White Chicken Enchilada Casserole

Prep: 40min

Bake: 40min

Yield: 9×13 pan


3 tbsp unsalted butter

3 tbsp all purpose flour

2 cups chicken broth

1 4oz can chopped green chiles

3/4 tsp cumin

1 cup sour cream

1 pack 12 count corn tortillas

2 cups chopped or shredded cooked chicken

2 cups shredded pepper jack cheese


  1. Boil chicken until no longer pink. Shred or chop and set aside.
  2. Preheat oven to 350 degrees. Spray a 9×13 baking dish with cooking spray, set aside.
  3. In a large pan, melt butter on med to high heat. Add flour and whisk together. Let this cook for 1 minute until browned, whisking constantly. Whisk in half of the chicken broth, keep whisking for another 2 minutes.
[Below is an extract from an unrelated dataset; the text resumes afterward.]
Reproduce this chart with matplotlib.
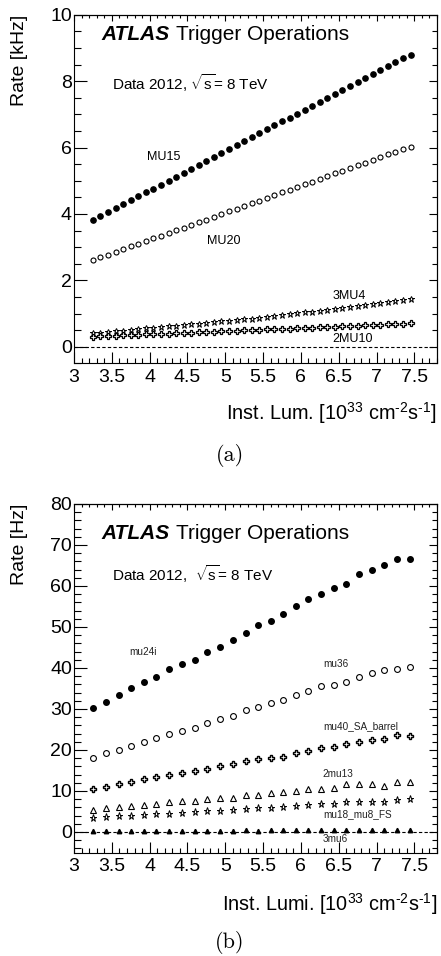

Slowly add in the remaining broth, green chiles and cumin. Let this cook and thicken for about 2-3 minutes, then add in the sour cream. Whisk until blended. Remove from heat.
  4. Cut tortillas in half. Line the bottom of pan with tortillas 4 total, cut in half. Doesn’t need to be perfect.
  5. Spread a ladle or 2 of sauce over tortillas. (you will use the sauce over 3 layers, you will have extra) Spread half the chicken over sauce and sprinkle with 1/3 of the cheese. Layer 4 more tortillas, cut in half and repeat with a ladle or two of sauce, remaining chicken and 1/3 of the cheese.
  6. Top with remaining tortillas, cover with sauce and remaining cheese.
  7. Cover with foil and bake for 20 minutes. remove foil and bake another 20 minutes uncovered.